The collection covers so many themes, places and ways of seeing, yet ultimately feels like a consistent collection of poems made to be together. Between (and within poems) there feels to be a sense of being fully grounded in the countryside or say a town at dusk and yet somehow also a sense of something more, something even more powerful or transcendent that can't or doesn't need to be tied down or labelled.
Personally I haven't read a poem as good as 'Decree' in a long long time.
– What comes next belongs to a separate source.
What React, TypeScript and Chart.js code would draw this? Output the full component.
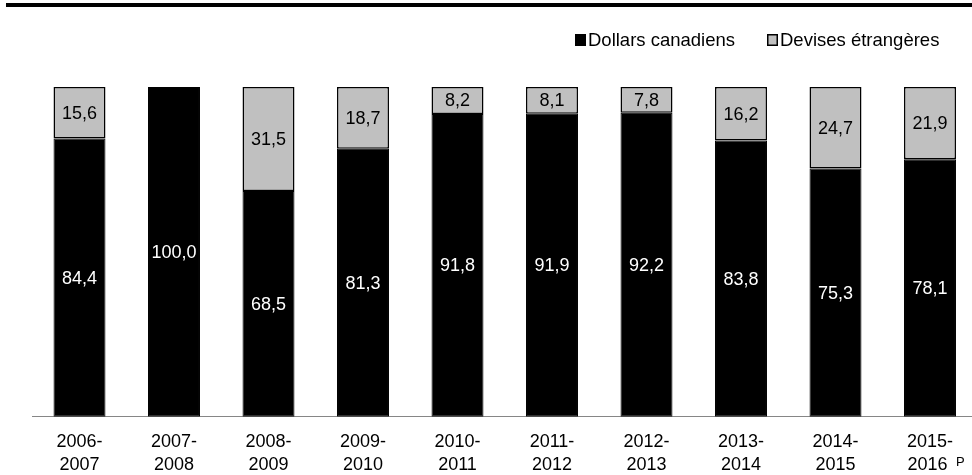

But so much of this work stays with the reader long after the book has been put down: both in terms of images ('from the top bar of a five-bar gate hangs/the green world stilled in a water seed' from Rain) to the rhythm (of You `You avoiding main roads. You warming your hands on a cow./ You on the outskirts, an industrial estate/where the kerbs are high and the corrugated sheds/ hum and grind as their arc-lit interiors swing.' And most of all the contained sensitivity of the emotions here; the almost unspoken pleading love of `Brew', the masked self of "Decree' or the bereft lover fearing what he may become (Telephone').
This is an extremely ambitious and powerful set of poems, being both highly complex yet also accessible. It has a sense of permanence about it, the kind of collection that people will be drawn back to time and again...
Occasionally lovely, fundamentally safe
This is not a significant leap forward from The Brink, despite what the reviews are claiming. Nonetheless, Polley shows us again that he is one of the finest practitioners in the UK of faultlessly-formed pastoral poetry. He inherits from the edgier Don Paterson in this precision, as well as the equivalent Irish generation. But, as with The Brink, Little Gods owes its greatest debt to Ted Hughes. The problem with this particular inheritance is that Polley does not have the charge and power of Hughes. He continuously fails to invoke nature in a way that has the depth and magnetism which elevated Hughes to his spine-tingling best. If you like your poetry beautifully carved and comfortable, then Polley is your safest bet. But if you want the real thing, go and buy Ted Hughes' Crow, Wodwo, or Lupercal. This pales in comparison.